Castile, like countless Black drivers before him, was the victim of a “pretext” stop, a practice where officers cite minor traffic infractions as cover for broader unwarranted investigations. Pretext stops continue to inflict significant physical, psychological, financial and even deadly harm on Black residents.
Thankfully, Hennepin County Attorney Mary Moriarty is combating this harm by moving her prosecutorial resources in a way that could reduce these triggering encounters. Beginning Oct. 15, her office will no longer prosecute cases arising from stops for low-level infractions like expired tabs, broken taillights or mirrors, cracked windshields or excessive tint.

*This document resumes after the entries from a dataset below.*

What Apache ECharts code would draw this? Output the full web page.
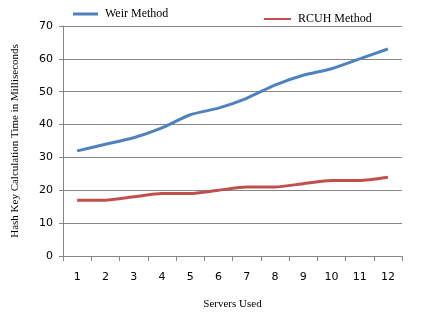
<!DOCTYPE html>
<html><head><meta charset="utf-8">
<script src="https://cdn.jsdelivr.net/npm/echarts@6/dist/echarts.min.js"></script>
<style>html,body{margin:0;padding:0;background:#fff}#c{width:428px;height:317px}</style>
</head><body><div id="c"></div>
<script>
const categories = ['1','2','3','4','5','6','7','8','9','10','11','12'];
const weir = [32, 34, 36, 39, 43, 45, 48, 52, 55, 57, 60, 63];
const rcuh = [17, 17, 18, 19, 19, 20, 21, 21, 22, 23, 23, 24];
const yTicks = {min: 0, max: 70, interval: 10};

const chart = echarts.init(document.getElementById('c'));
const serif = 'Liberation Serif';
const sans = 'DejaVu Sans';
chart.setOption({
  animation: false,
  legend: [
    {data: ['Weir Method'], left: 68, top: 3, icon: 'rect', itemWidth: 25, itemHeight: 3, itemGap: 5,
     textStyle: {fontFamily: serif, fontSize: 12, color: '#000', padding: [0, 0, 0, 2]}},
    {data: ['RCUH Method'], left: 259, top: 8, icon: 'rect', itemWidth: 27, itemHeight: 2, itemGap: 5,
     textStyle: {fontFamily: serif, fontSize: 12, color: '#000', padding: [0, 0, 0, 2]}}
  ],
  grid: {left: 63, right: 26, top: 26, bottom: 61, containLabel: false},
  xAxis: {
    type: 'category', data: categories, boundaryGap: true,
    name: 'Servers Used', nameLocation: 'middle', nameGap: 43,
    nameTextStyle: {fontFamily: serif, fontSize: 11, color: '#000'},
    axisLine: {lineStyle: {color: '#868686'}},
    axisTick: {show: true, length: 5, lineStyle: {color: '#868686'}},
    axisLabel: {fontFamily: sans, fontSize: 11, color: '#000', margin: 16}
  },
  yAxis: {
    type: 'value', min: yTicks.min, max: yTicks.max, interval: yTicks.interval,
    name: 'Hash Key Calculation Time in Milliseconds', nameLocation: 'middle', nameGap: 42,
    nameTextStyle: {fontFamily: serif, fontSize: 11, color: '#000'},
    axisLine: {show: true, lineStyle: {color: '#868686'}},
    axisTick: {show: true, length: 4, inside: false, lineStyle: {color: '#868686'}},
    axisLabel: {fontFamily: sans, fontSize: 11, color: '#000', margin: 10},
    splitLine: {lineStyle: {color: '#868686', width: 1}}
  },
  series: [
    {name: 'Weir Method', type: 'line', data: weir, smooth: 0.2, symbol: 'none',
     lineStyle: {color: '#4F81BD', width: 3}, itemStyle: {color: '#4F81BD'}},
    {name: 'RCUH Method', type: 'line', data: rcuh, smooth: 0.2, symbol: 'none',
     lineStyle: {color: '#C0504D', width: 3}, itemStyle: {color: '#C0504D'}}
  ]
});
</script></body></html>
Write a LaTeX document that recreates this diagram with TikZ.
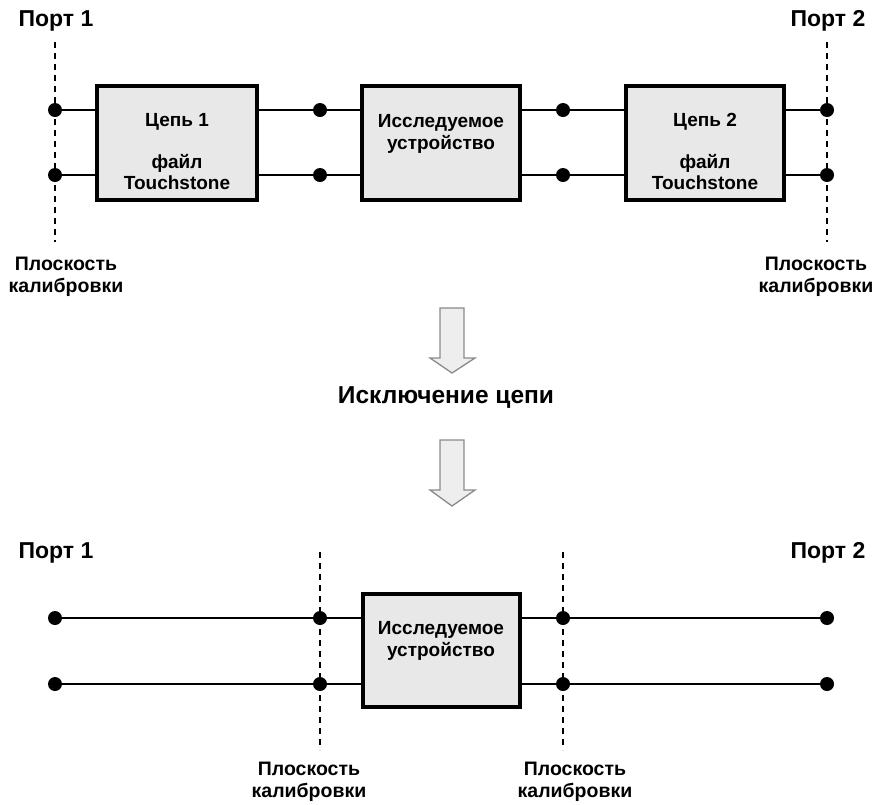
\documentclass[tikz,border=0pt]{standalone}
\usepackage{fontspec}
\setmainfont{Liberation Sans}
\begin{document}
\begin{tikzpicture}[x=1pt,y=-1pt,
  dotn/.style={circle,fill=black,inner sep=0pt,minimum size=14pt},
  blk/.style={draw=black,line width=3.5pt,fill=boxgray,inner sep=0pt},
  wire/.style={line width=1.6pt},
  plane/.style={line width=1.3pt,dash pattern=on 6pt off 5pt},
  lbl/.style={font=\fontsize{19}{22}\selectfont\bfseries,inner sep=0pt,align=center},
  portlbl/.style={font=\fontsize{23}{26}\selectfont\bfseries,inner sep=0pt},
  plbl/.style={font=\fontsize{19.5}{22}\selectfont\bfseries,inner sep=0pt,align=center},
  bigarrow/.style={draw=arrgray,line width=1.3pt,fill=arrfill}]
\definecolor{boxgray}{HTML}{E8E8E8}
\definecolor{arrgray}{HTML}{8A8A8A}
\definecolor{arrfill}{HTML}{EEEEEE}
\useasboundingbox (0,0) rectangle (877,804);

% ---------- top ----------
\node[portlbl] (p1t) at (56,21) {Порт 1};
\node[portlbl] (p2t) at (828,21) {Порт 2};
\coordinate (d1a) at (55,42);
\coordinate (d1b) at (55,242);
\coordinate (d2a) at (827,42);
\coordinate (d2b) at (827,242);
\draw[plane] (d1a) -- (d1b);
\draw[plane] (d2a) -- (d2b);

\node[blk,minimum width=160pt,minimum height=114pt] (c1) at (177,143) {};
\node[blk,minimum width=158pt,minimum height=114pt] (dut) at (441,143) {};
\node[blk,minimum width=158pt,minimum height=114pt] (c2) at (705,143) {};

\node[dotn] (a1) at (55,110) {};
\node[dotn] (a2) at (55,175) {};
\node[dotn] (b1) at (320,110) {};
\node[dotn] (b2) at (320,175) {};
\node[dotn] (e1) at (563,110) {};
\node[dotn] (e2) at (563,175) {};
\node[dotn] (f1) at (827,110) {};
\node[dotn] (f2) at (827,175) {};

\draw[wire] (a1) -- (a1 -| c1.west);
\draw[wire] (a2) -- (a2 -| c1.west);
\draw[wire] (b1 -| c1.east) -- (b1) -- (b1 -| dut.west);
\draw[wire] (b2 -| c1.east) -- (b2) -- (b2 -| dut.west);
\draw[wire] (e1 -| dut.east) -- (e1) -- (e1 -| c2.west);
\draw[wire] (e2 -| dut.east) -- (e2) -- (e2 -| c2.west);
\draw[wire] (f1 -| c2.east) -- (f1);
\draw[wire] (f2 -| c2.east) -- (f2);

\node[lbl] (c1t) at (177,122) {Цепь 1};
\node[lbl] (c1f) at (177,172) {файл\\[-1pt]Touchstone};
\node[lbl] (dutt) at (441,134) {Исследуемое\\устройство};
\node[lbl] (c2t) at (705,122) {Цепь 2};
\node[lbl] (c2f) at (705,172) {файл\\[-1pt]Touchstone};

\node[plbl] (pl1) at (66,277) {Плоскость\\калибровки};
\node[plbl] (pl2) at (816,277) {Плоскость\\калибровки};

% ---------- middle ----------
\draw[bigarrow] (440,308) -- (464,308) -- (464,358) -- (475,358) -- (452,373)
  -- (430,358) -- (440,358) -- cycle;
\node[font=\fontsize{24.5}{28}\selectfont\bfseries,inner sep=0pt] (excl) at (446,398) {Исключение цепи};
\draw[bigarrow] (440,440) -- (464,440) -- (464,490) -- (475,490) -- (452,506)
  -- (430,490) -- (440,490) -- cycle;

% ---------- bottom ----------
\node[portlbl] (p1b) at (56,553) {Порт 1};
\node[portlbl] (p2b) at (828,553) {Порт 2};
\coordinate (g1a) at (320,552);
\coordinate (g1b) at (320,750);
\coordinate (g2a) at (563,552);
\coordinate (g2b) at (563,750);
\draw[plane] (g1a) -- (g1b);
\draw[plane] (g2a) -- (g2b);

\node[blk,minimum width=157pt,minimum height=113pt] (dutb) at (441.5,650.5) {};
\node[lbl] (dutbt) at (441,641) {Исследуемое\\устройство};

\node[dotn] (h1) at (55,618) {};
\node[dotn] (h2) at (55,684) {};
\node[dotn] (i1) at (320,618) {};
\node[dotn] (i2) at (320,684) {};
\node[dotn] (j1) at (563,618) {};
\node[dotn] (j2) at (563,684) {};
\node[dotn] (k1) at (827,618) {};
\node[dotn] (k2) at (827,684) {};

\draw[wire] (h1) -- (i1) -- (i1 -| dutb.west);
\draw[wire] (h2) -- (i2) -- (i2 -| dutb.west);
\draw[wire] (j1 -| dutb.east) -- (j1) -- (k1);
\draw[wire] (j2 -| dutb.east) -- (j2) -- (k2);

\node[plbl] (pl3) at (309,782) {Плоскость\\калибровки};
\node[plbl] (pl4) at (575,782) {Плоскость\\калибровки};
\end{tikzpicture}
\end{document}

Reports from both the U.S. Department of Justice and Minnesota Department of Human Rights have made it crystal-clear: Traffic enforcement in Minneapolis is permeated by racial bias. Compared with white drivers, Black drivers were 6.5 times more likely to be stopped for minor infractions, 1.5 times more likely to receive a citation, 12.8 times more likely to have their vehicles searched and 9 times more likely to suffer violence at the hands of police.
Pretext stops are not just biased, they’re ineffective. The DOJ found that only 0.3% of Minneapolis Police Department (MPD) traffic stops resulted in the recovery of weapons. And the racial double standard is unmistakable: Police disproportionately pull over Black motorists, yet they’re more likely to recover contraband from vehicles operated by white drivers.